Exercise goal: Repeat, exactly and completely, the material that follows. Omit the pictures.
★ ★ ★ ★ ★ ★ ★
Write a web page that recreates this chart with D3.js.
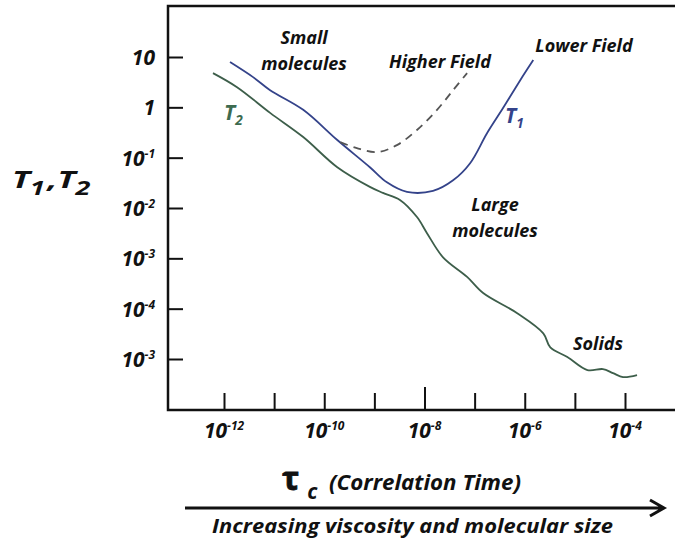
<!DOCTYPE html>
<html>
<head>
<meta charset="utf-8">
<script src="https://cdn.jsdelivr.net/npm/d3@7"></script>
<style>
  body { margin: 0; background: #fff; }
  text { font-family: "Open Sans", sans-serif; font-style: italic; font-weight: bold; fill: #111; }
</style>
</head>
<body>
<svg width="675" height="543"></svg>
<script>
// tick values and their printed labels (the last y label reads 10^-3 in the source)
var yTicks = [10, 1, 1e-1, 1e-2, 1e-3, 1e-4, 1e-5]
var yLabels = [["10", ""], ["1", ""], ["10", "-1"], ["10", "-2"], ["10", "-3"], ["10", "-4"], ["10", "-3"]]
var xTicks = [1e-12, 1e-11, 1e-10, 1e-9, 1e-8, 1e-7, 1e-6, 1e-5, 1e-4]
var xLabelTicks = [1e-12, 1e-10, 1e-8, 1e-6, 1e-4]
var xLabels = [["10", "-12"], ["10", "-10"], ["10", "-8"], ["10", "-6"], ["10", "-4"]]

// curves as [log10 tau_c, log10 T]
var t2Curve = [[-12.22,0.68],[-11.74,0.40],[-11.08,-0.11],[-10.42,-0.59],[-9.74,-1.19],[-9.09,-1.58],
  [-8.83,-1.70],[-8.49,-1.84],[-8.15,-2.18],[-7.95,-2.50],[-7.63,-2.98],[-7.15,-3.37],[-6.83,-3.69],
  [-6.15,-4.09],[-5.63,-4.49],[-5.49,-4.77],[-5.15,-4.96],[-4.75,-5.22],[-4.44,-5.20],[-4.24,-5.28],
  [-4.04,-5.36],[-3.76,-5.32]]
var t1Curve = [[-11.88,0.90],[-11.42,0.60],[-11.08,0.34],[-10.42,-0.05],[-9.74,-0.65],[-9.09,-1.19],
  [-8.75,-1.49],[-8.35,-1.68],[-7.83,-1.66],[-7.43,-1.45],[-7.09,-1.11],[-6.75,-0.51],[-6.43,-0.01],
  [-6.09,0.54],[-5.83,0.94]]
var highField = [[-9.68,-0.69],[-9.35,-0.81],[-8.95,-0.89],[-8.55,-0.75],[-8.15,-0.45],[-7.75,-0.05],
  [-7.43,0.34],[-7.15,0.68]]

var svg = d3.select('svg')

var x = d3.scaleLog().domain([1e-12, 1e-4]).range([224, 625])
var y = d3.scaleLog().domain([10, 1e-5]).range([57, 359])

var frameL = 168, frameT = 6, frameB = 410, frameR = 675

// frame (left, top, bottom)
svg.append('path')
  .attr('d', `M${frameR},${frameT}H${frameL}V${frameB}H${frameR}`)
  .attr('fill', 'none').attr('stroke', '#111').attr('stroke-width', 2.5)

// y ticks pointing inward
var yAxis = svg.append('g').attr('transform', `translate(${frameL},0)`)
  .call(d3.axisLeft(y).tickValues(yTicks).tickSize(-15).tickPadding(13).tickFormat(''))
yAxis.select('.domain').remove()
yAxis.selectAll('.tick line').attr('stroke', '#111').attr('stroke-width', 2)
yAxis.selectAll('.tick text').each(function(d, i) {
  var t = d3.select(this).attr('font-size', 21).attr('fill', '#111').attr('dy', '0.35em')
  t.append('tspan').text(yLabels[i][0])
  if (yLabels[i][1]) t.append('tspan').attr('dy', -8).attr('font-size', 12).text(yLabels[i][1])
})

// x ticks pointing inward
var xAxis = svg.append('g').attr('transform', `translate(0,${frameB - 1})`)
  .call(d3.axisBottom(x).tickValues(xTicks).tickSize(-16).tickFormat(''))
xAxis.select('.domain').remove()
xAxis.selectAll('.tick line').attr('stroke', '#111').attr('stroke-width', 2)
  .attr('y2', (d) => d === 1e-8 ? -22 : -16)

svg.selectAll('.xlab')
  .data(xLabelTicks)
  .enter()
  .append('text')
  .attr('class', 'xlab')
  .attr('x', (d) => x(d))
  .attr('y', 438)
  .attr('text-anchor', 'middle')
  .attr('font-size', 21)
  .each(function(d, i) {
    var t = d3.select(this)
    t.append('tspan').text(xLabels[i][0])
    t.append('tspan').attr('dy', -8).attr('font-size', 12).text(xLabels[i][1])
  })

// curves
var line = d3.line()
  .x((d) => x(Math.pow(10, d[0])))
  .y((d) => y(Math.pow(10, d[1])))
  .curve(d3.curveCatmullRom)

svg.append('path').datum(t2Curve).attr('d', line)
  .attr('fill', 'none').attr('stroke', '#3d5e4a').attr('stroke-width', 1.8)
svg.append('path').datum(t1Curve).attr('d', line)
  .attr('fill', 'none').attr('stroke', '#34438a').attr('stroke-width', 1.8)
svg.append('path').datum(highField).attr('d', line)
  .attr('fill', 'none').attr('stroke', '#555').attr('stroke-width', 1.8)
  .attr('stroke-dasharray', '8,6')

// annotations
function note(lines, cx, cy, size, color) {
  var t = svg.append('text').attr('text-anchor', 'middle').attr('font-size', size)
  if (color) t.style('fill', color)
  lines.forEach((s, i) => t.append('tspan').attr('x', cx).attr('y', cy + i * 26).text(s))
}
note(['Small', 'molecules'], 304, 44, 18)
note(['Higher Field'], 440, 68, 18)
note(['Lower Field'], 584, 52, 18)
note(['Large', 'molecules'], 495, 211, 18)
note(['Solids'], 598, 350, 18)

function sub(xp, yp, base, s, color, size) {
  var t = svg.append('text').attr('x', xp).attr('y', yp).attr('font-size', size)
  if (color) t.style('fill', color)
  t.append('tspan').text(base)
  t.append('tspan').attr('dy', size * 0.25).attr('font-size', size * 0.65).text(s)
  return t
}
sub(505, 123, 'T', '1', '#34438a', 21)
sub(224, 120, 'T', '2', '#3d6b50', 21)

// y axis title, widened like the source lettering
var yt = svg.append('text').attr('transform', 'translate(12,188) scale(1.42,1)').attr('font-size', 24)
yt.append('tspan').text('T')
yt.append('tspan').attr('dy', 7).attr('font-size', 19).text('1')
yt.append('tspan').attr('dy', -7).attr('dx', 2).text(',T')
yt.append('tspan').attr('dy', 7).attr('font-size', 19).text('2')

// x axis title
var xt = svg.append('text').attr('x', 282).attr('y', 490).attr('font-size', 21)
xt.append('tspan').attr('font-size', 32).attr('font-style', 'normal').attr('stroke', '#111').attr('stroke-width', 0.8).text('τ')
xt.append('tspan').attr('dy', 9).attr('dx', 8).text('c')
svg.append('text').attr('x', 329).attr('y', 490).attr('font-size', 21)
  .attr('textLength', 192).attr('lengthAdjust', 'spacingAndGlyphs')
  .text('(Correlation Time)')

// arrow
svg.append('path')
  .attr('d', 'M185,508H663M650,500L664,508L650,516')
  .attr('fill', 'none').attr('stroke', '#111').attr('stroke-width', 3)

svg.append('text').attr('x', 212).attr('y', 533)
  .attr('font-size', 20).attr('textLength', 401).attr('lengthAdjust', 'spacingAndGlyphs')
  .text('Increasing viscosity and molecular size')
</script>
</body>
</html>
★ ★ ★ ★ ★ ★ ★
Solution to the exercise:
Write a web page that recreates this chart with D3.js.
<!DOCTYPE html>
<html>
<head>
<meta charset="utf-8">
<script src="https://cdn.jsdelivr.net/npm/d3@7"></script>
<style>
  body { margin: 0; background: #fff; }
  text { font-family: "Open Sans", sans-serif; font-style: italic; font-weight: bold; fill: #111; }
</style>
</head>
<body>
<svg width="675" height="543"></svg>
<script>
// tick values and their printed labels (the last y label reads 10^-3 in the source)
var yTicks = [10, 1, 1e-1, 1e-2, 1e-3, 1e-4, 1e-5]
var yLabels = [["10", ""], ["1", ""], ["10", "-1"], ["10", "-2"], ["10", "-3"], ["10", "-4"], ["10", "-3"]]
var xTicks = [1e-12, 1e-11, 1e-10, 1e-9, 1e-8, 1e-7, 1e-6, 1e-5, 1e-4]
var xLabelTicks = [1e-12, 1e-10, 1e-8, 1e-6, 1e-4]
var xLabels = [["10", "-12"], ["10", "-10"], ["10", "-8"], ["10", "-6"], ["10", "-4"]]

// curves as [log10 tau_c, log10 T]
var t2Curve = [[-12.22,0.68],[-11.74,0.40],[-11.08,-0.11],[-10.42,-0.59],[-9.74,-1.19],[-9.09,-1.58],
  [-8.83,-1.70],[-8.49,-1.84],[-8.15,-2.18],[-7.95,-2.50],[-7.63,-2.98],[-7.15,-3.37],[-6.83,-3.69],
  [-6.15,-4.09],[-5.63,-4.49],[-5.49,-4.77],[-5.15,-4.96],[-4.75,-5.22],[-4.44,-5.20],[-4.24,-5.28],
  [-4.04,-5.36],[-3.76,-5.32]]
var t1Curve = [[-11.88,0.90],[-11.42,0.60],[-11.08,0.34],[-10.42,-0.05],[-9.74,-0.65],[-9.09,-1.19],
  [-8.75,-1.49],[-8.35,-1.68],[-7.83,-1.66],[-7.43,-1.45],[-7.09,-1.11],[-6.75,-0.51],[-6.43,-0.01],
  [-6.09,0.54],[-5.83,0.94]]
var highField = [[-9.68,-0.69],[-9.35,-0.81],[-8.95,-0.89],[-8.55,-0.75],[-8.15,-0.45],[-7.75,-0.05],
  [-7.43,0.34],[-7.15,0.68]]

var svg = d3.select('svg')

var x = d3.scaleLog().domain([1e-12, 1e-4]).range([224, 625])
var y = d3.scaleLog().domain([10, 1e-5]).range([57, 359])

var frameL = 168, frameT = 6, frameB = 410, frameR = 675

// frame (left, top, bottom)
svg.append('path')
  .attr('d', `M${frameR},${frameT}H${frameL}V${frameB}H${frameR}`)
  .attr('fill', 'none').attr('stroke', '#111').attr('stroke-width', 2.5)

// y ticks pointing inward
var yAxis = svg.append('g').attr('transform', `translate(${frameL},0)`)
  .call(d3.axisLeft(y).tickValues(yTicks).tickSize(-15).tickPadding(13).tickFormat(''))
yAxis.select('.domain').remove()
yAxis.selectAll('.tick line').attr('stroke', '#111').attr('stroke-width', 2)
yAxis.selectAll('.tick text').each(function(d, i) {
  var t = d3.select(this).attr('font-size', 21).attr('fill', '#111').attr('dy', '0.35em')
  t.append('tspan').text(yLabels[i][0])
  if (yLabels[i][1]) t.append('tspan').attr('dy', -8).attr('font-size', 12).text(yLabels[i][1])
})

// x ticks pointing inward
var xAxis = svg.append('g').attr('transform', `translate(0,${frameB - 1})`)
  .call(d3.axisBottom(x).tickValues(xTicks).tickSize(-16).tickFormat(''))
xAxis.select('.domain').remove()
xAxis.selectAll('.tick line').attr('stroke', '#111').attr('stroke-width', 2)
  .attr('y2', (d) => d === 1e-8 ? -22 : -16)

svg.selectAll('.xlab')
  .data(xLabelTicks)
  .enter()
  .append('text')
  .attr('class', 'xlab')
  .attr('x', (d) => x(d))
  .attr('y', 438)
  .attr('text-anchor', 'middle')
  .attr('font-size', 21)
  .each(function(d, i) {
    var t = d3.select(this)
    t.append('tspan').text(xLabels[i][0])
    t.append('tspan').attr('dy', -8).attr('font-size', 12).text(xLabels[i][1])
  })

// curves
var line = d3.line()
  .x((d) => x(Math.pow(10, d[0])))
  .y((d) => y(Math.pow(10, d[1])))
  .curve(d3.curveCatmullRom)

svg.append('path').datum(t2Curve).attr('d', line)
  .attr('fill', 'none').attr('stroke', '#3d5e4a').attr('stroke-width', 1.8)
svg.append('path').datum(t1Curve).attr('d', line)
  .attr('fill', 'none').attr('stroke', '#34438a').attr('stroke-width', 1.8)
svg.append('path').datum(highField).attr('d', line)
  .attr('fill', 'none').attr('stroke', '#555').attr('stroke-width', 1.8)
  .attr('stroke-dasharray', '8,6')

// annotations
function note(lines, cx, cy, size, color) {
  var t = svg.append('text').attr('text-anchor', 'middle').attr('font-size', size)
  if (color) t.style('fill', color)
  lines.forEach((s, i) => t.append('tspan').attr('x', cx).attr('y', cy + i * 26).text(s))
}
note(['Small', 'molecules'], 304, 44, 18)
note(['Higher Field'], 440, 68, 18)
note(['Lower Field'], 584, 52, 18)
note(['Large', 'molecules'], 495, 211, 18)
note(['Solids'], 598, 350, 18)

function sub(xp, yp, base, s, color, size) {
  var t = svg.append('text').attr('x', xp).attr('y', yp).attr('font-size', size)
  if (color) t.style('fill', color)
  t.append('tspan').text(base)
  t.append('tspan').attr('dy', size * 0.25).attr('font-size', size * 0.65).text(s)
  return t
}
sub(505, 123, 'T', '1', '#34438a', 21)
sub(224, 120, 'T', '2', '#3d6b50', 21)

// y axis title, widened like the source lettering
var yt = svg.append('text').attr('transform', 'translate(12,188) scale(1.42,1)').attr('font-size', 24)
yt.append('tspan').text('T')
yt.append('tspan').attr('dy', 7).attr('font-size', 19).text('1')
yt.append('tspan').attr('dy', -7).attr('dx', 2).text(',T')
yt.append('tspan').attr('dy', 7).attr('font-size', 19).text('2')

// x axis title
var xt = svg.append('text').attr('x', 282).attr('y', 490).attr('font-size', 21)
xt.append('tspan').attr('font-size', 32).attr('font-style', 'normal').attr('stroke', '#111').attr('stroke-width', 0.8).text('τ')
xt.append('tspan').attr('dy', 9).attr('dx', 8).text('c')
svg.append('text').attr('x', 329).attr('y', 490).attr('font-size', 21)
  .attr('textLength', 192).attr('lengthAdjust', 'spacingAndGlyphs')
  .text('(Correlation Time)')

// arrow
svg.append('path')
  .attr('d', 'M185,508H663M650,500L664,508L650,516')
  .attr('fill', 'none').attr('stroke', '#111').attr('stroke-width', 3)

svg.append('text').attr('x', 212).attr('y', 533)
  .attr('font-size', 20).attr('textLength', 401).attr('lengthAdjust', 'spacingAndGlyphs')
  .text('Increasing viscosity and molecular size')
</script>
</body>
</html>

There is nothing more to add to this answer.